VeriTaS: The First Dynamic Benchmark for Multimodal Automated Fact-Checking

VeriTaS utilizes a quarterly updated seven-stage automated pipeline to transform real-world multilingual image-text-video claims from professional fact-checking organizations into a standardized, interpretable, and evaluable multimodal fact-checking benchmark. It demonstrates that the strongest current multimodal models still fall significantly short of reliable AFC.

When Bigger Isn't Better: A Comprehensive Fairness Evaluation of Political Bias in Multi-News Summarisation

This study constructs FairNews, the first multi-document news summarization dataset with political leaning labels, and evaluates 13 LLMs using a five-dimensional fairness framework. It finds that medium-scale models outperform larger models in both fairness and efficiency, and that entity sentiment similarity is the dimension most resistant to prompting-based debiasing.

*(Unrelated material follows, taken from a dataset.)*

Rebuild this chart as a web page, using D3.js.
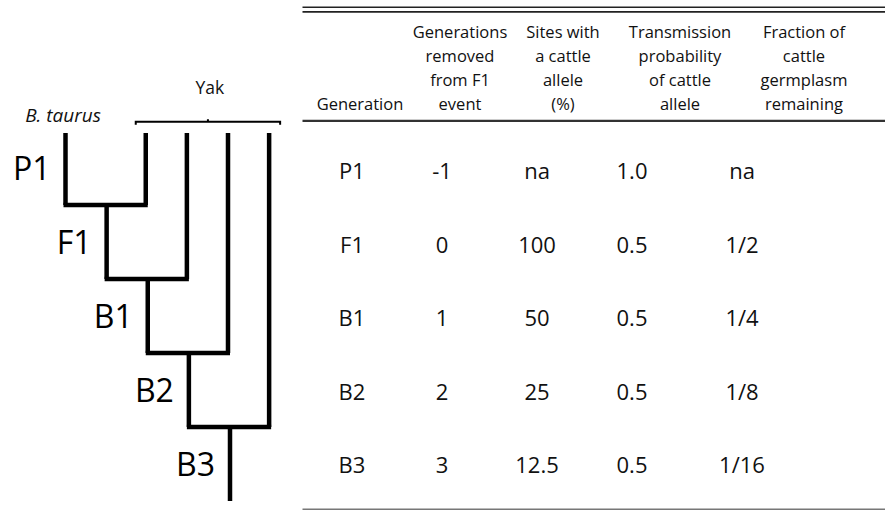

Who Gets Which Message? Auditing Demographic Bias in LLM-Generated Targeted Text

This paper provides the first systematic analysis of bias in LLMs when generating targeted messages under demographic conditions. Introducing the Persuasion Bias Index (PBI), the study finds that GPT-4o, Llama, and Mistral employ more aggressive persuasion strategies for men and younger audiences in climate communication, with contextual prompts systematically amplifying these disparities.

Why Are We Moral? An LLM-based Agent Simulation Approach to Study Moral Evolution

This paper constructs a prehistoric hunter-gatherer society simulation platform using LLM agents, incorporating moral types, memory, judgment, cooperation, and reproduction into evolutionary experiments. It finds that cooperation and mutual aid generally enhance survival stability, while the cognitive cost of judging others' moral types dictates which moral strategy prevails.

YEZE at SemEval-2026 Task 9: Detecting Multilingual, Multicultural and Multievent Online Polarization via Heterogeneous Ensembling

The YEZE system decomposes the online polarization recognition of 22 languages in SemEval-2026 Task 9 into independent subtasks. By fine-tuning XLM-RoBERTa-large and mDeBERTa-v3-base separately and utilizing weighted probability averaging alongside weighted BCE to alleviate multi-label sparsity, the system achieved stable official Top-10 rankings in fine-grained polarization type and manifestation prediction.